How Do We Decide a Candidate Key?
To determine Candidate Keys, we must follow a set of steps as mentioned below −
- List All Super Keys − Start by identifying all combinations of attributes that can uniquely identify rows.
- Eliminate Redundancy − Remove combinations where unnecessary attributes are included.
- Verify Minimality − Ensure that each candidate key is minimal. So by removing even one attribute should make it invalid.
Example − In our Student table, CID and UID are standalone attributes that can uniquely identify rows. These are Candidate Keys. Now, the combinations like (CID + UID) or (UID + Marks) are Super Keys but not Candidate Keys because they include unnecessary attributes.
Candidate Keys and Primary Keys
Once we have identified the Candidate Keys, we need to choose one to serve as the Primary Key. This decision is typically based on the scope and practicality of the keys.
How to Choose a Primary Key?
Let us suppose both the CID and UID are Candidate Keys in our Student table. So, the question arises, which one should be chosen as the Primary Key? It depends on the context −
- CID is limited to a single college. It can only uniquely identify students within one institution.
- UID, however, is universal. It can identify students across multiple colleges.
Given this, UID is a better choice for a primary key because its scope is broader and more meaningful.
Example − A Super Key is like a shopping list that includes everything you might need. Some items are essential, while others are extra. A Candidate Key, on the other hand, is the refined list; it contains only the essential items that we absolutely need to get the job done. The Primary Key is the one item that we decide is the most critical to buy first.

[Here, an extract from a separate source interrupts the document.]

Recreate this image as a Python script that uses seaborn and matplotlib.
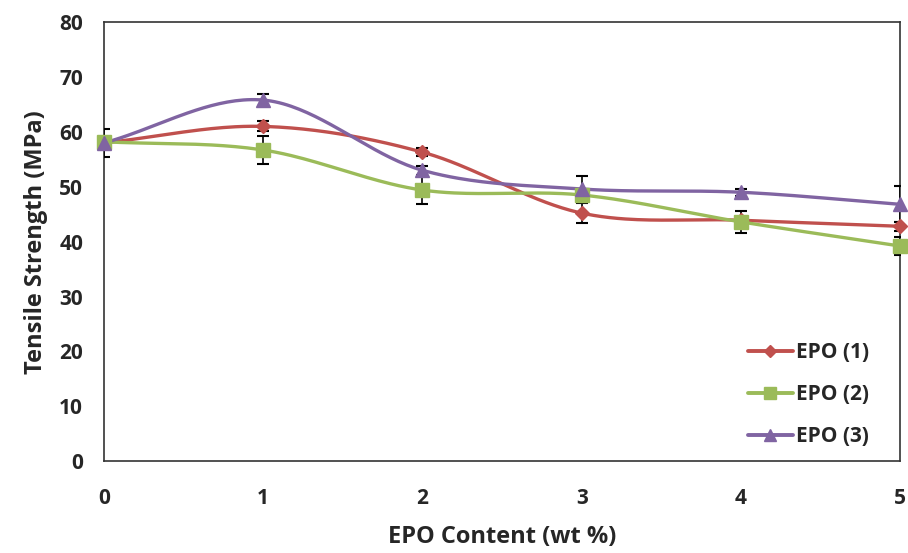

Differences between Super Keys and Candidate Keys
To summarize, here is a quick comparison between Super Keys and Candidate Keys −
Feature | Super Key | Candidate Key |
---|---|---|
Definition | Any attribute or set of attributes that uniquely identifies a row | Minimal subset of super keys |
Redundancy | Can include unnecessary attributes | No unnecessary attributes |
Count | Generally higher | Fewer than the number of super keys |
Example | CID + UID, UID + Name | CID, UID |
Conclusion
In this chapter, we explained in detail the concepts of Super Keys and Candidate Keys in databases. Starting with a brief recap of how keys are important for uniquely identifying rows, we covered Super Keys, learning how they can include any combination of attributes, even redundant ones.
After Super Keys, we moved on to Candidate Keys which are the minimal and practical subsets of Super Keys. We also covered how to identify Candidate Keys, compared them with Super Keys, and saw how Candidate Keys can be used to decide the Primary Key of a table.